CAN THE COMPLEX BE MADE SIMPLE? INFORMING THE PUBLIC ABOUT CONSERVATION THROUGH MUSEUM EXHIBITS
JERRY C. PODANY, & SUSAN LANSING MAISH
2 EXHIBIT INTRODUCTION
The introductory section described, in general terms, the profession of conservation. It immediately set the tone and gave the visitor a good foundation for understanding the rest of the exhibition. Ethical considerations and challenges regularly faced by working conservators were described, and an overview of the rest of the installation was given.
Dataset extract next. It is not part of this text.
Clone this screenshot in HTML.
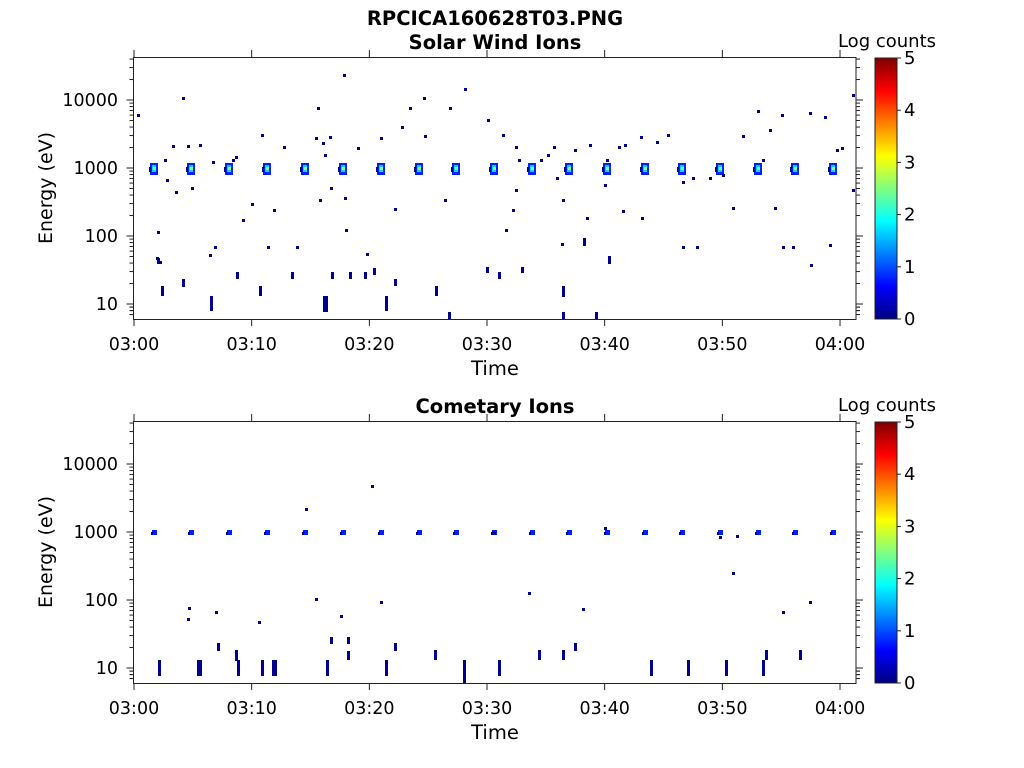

The most effective component of this section, indeed of the entire exhibition, was a six-minute “behind-the-scenes” video filmed by the Audiovisual Department over a period of one year. The museum's antiquities conservators, mount maker, and interns were shown working on various projects, including the gap filling, inpainting, and mechanical cleaning of stone, bronze, and ceramic objects. Scenes of a seismic isolation mechanism being tested on a shake table at a commercial engineering firm were also featured. The video showed the apparatus, which is now used in the antiquities galleries, being run through a series of tests using a cement facsimile of a monumental fifth-century Greek statue. The tests approximated the movements of a powerful earthquake of the kind likely to hit southern California. To meet the needs of our Spanish-speaking visitors—a large and significant population in California—we provided a Spanish-language version of the video script. Judging from visitor responses to a survey we later conducted, the video, more than any other aspect of the exhibition, was quite successful in attracting and holding visitors' attention, giving them a glimpse of a facet of museum work that they might never see.